— Или ты сказала все?
— Я еще ничего не сказала.
Позже он думал, что лучшим в его положении было не слушать перечисления всех тех несправедливостей, которые он совершал по отношению к ней. Нужно было уйти сразу, как только она приготовилась к подробным откровенностям. Ведь знал же он, знал, что подробные объяснения в конце концов теряют свою первоначальную принципиальность и заканчиваются перечислением обид мелких, иногда даже до смешного несущественных. В самом деле: все точки над i поставлены. Она решила уйти от него, сделав при этом самый решительный шаг. Причина: он редко бывает с ней, и она, в общем-то, даже отвыкла от него. Мысль о нем ее не волнует, и, закрыв глаза, она видит перед собой совсем не его. Любовь увяла. Это главное. Это и только это. Так зачем же пристегивать сюда случай, когда она застала его целующим Марию Федоровну (он, по правде говоря, не помнил этого, потому что было то во время новогоднего праздника, когда в захмелевшей компании каких только чудес не происходит), или что не вовремя он дал ей денег на туфли и она не смогла купить себе, какие хотела?
— Ты все сказала? — перебил он ее серьезно.
— Конечно, не все. — Здесь она впервые со встречи прищурилась, и взгляд ее стал напряженно-осмысленным. — Я все помню. Понимаешь ты: все.

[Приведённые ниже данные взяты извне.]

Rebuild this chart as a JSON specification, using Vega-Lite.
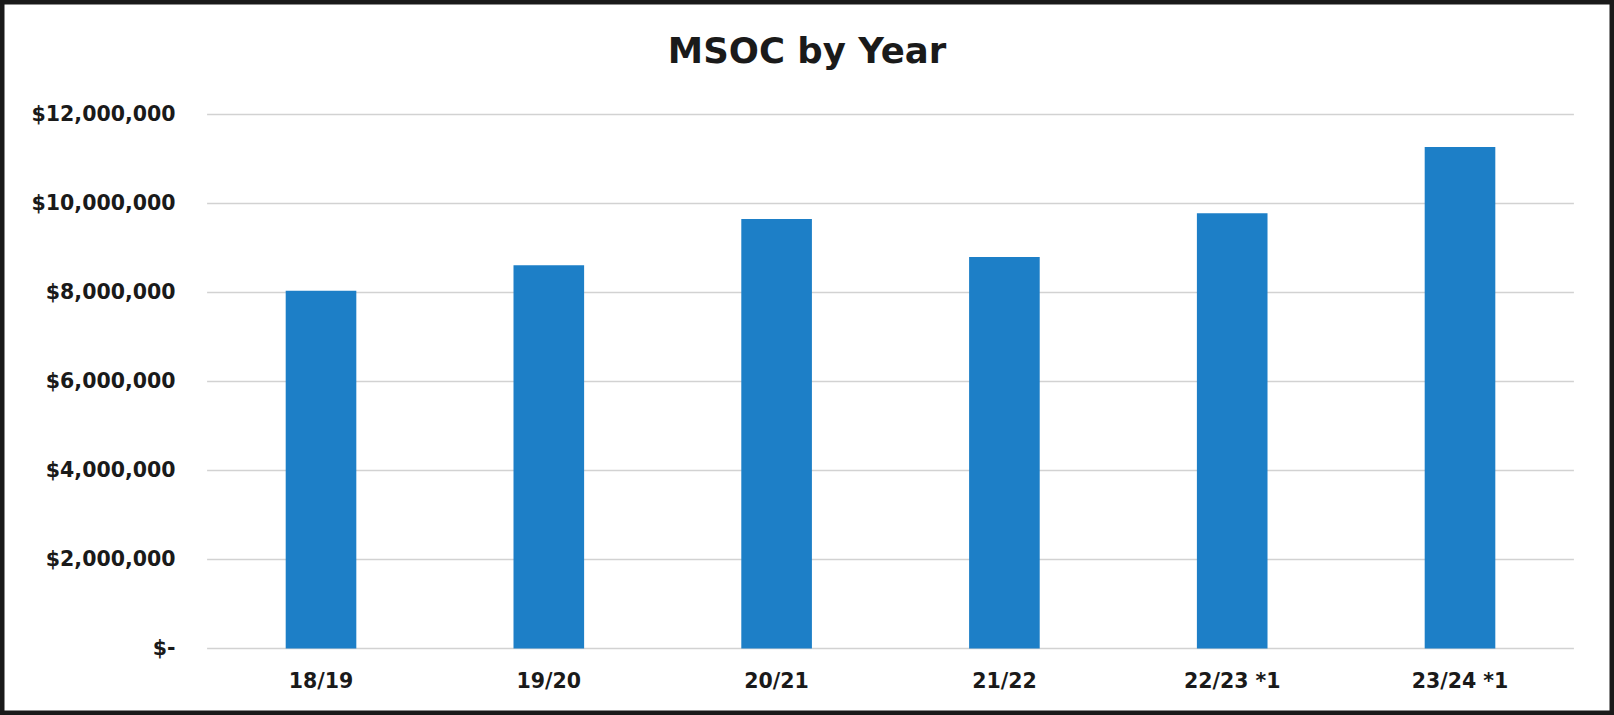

— Так и вспоминай все. Смотри, не забудь, как ты хотела фруктовое мороженое, а я, для того чтобы тебя унизить, купил пломбир. Где же это было?.. Дай бог памяти…
— Ты… ты в такие тяжелые минуты еще можешь шутить…
— Какие уж тут шутки.
— У тебя не сердце, у тебя — кусок льда.
Пошли новые воспоминания, новые перечисления, хода которых не надо нарушать, ибо тогда они станут крикливыми и бесконечными. И Вениамин Петрович слушал, не слыша, думая о том, что самой большой его ошибкой, как оказалось, была женитьба. Точнее, не женитьба сама по себе, а сближение с человеком, чуждым ему не только по интересам, но и по духу своему, по всему своему складу и восприятию жизни. Можно провести всю жизнь с человеком, любя его, можно жить, не любя, но уважая, можно ненавидеть, наконец, хотя такая жизнь состоит из сплошного сочувствия к самому себе и непрестанного искажения истины, но жить вот так — равнодушно регистрировать каждый шаг, каждое слово…
— Неужели у тебя в жизни только и были одни плохие минуты?
Она ничего не ответила и заплакала.
— И на том спасибо. — Он не подошел к ней, не стал утешать.
Для ее утешения существовал другой. «Существовал» не то слово. Он есть, стоит непроходимой стеной.
— Больше тебе сказать нечего?
— Тебе, по-моему, тоже.
— Камень ты. Бессердечный, отвратительный камень. Но дочь-то ты хотя бы будешь проведывать?
— Если разрешишь.
— Разумеется. Поцелуй меня последний раз. Ты ведь, наверное, соскучился.
На следующее утро он собрал вещи. Их оказалось до смешного мало. Всего два неполных чемодана. Кто-то на работе сказал: «Значит, ты ушел, не она?». «Мы разошлись», — холодно ответил Вениамин Петрович.
Внешняя невозмутимость и безмятежность волевого, властолюбивого человека не более как маска, которая скрывает сосредоточенное, непроходящее напряжение. Вначале это состояние возникает из-за контроля над самим собой, потом самоконтроль входит в привычку и уже не замечается. Зато навсегда сохраняется напряженное ожидание внешнего противодействия, потому что люди, постоянно даже общающиеся с этим человеком, не всегда терпеливо подчиняются его воле. Некоторые остаются неукротимыми, и от этого их жизнь оказывается нервной и несносной, ибо они пуще огня боятся подчиниться и поэтому даже разумные предложения встречают в штыки; другие, напротив, скоро смиряются и находят в подчинении своеобразную прелесть: ни думами тебе не надо обременяться, ни заботами.
Вениамин Петрович своей воли никому не навязывал. Он воспитал ее для себя и находил большое удовольствие пользоваться ею. Иногда даже этим увлечением он доводил себя до аскетизма, становился рабом заданного «да» или «нет». Вначале это было подобием каприза, этакой фокуснической причудой, которая употреблялась для того, чтобы слыть непохожим на окружающих. Дети любят внимание и всячески его добиваются, при этом скоро постигают, что наибольшим вниманием пользуются те, кто чем-то отличается от остальных. Погоня за непохожестью приводит порой к результатам весьма печальным, потому что ищут непохожесть даже за границей дозволенного, выбирая в качестве примера пороки.
Когда Вениамин Петрович был еще семиклассником Венькой, образцом для него являлся Колька Глушков, по прозвищу Дед.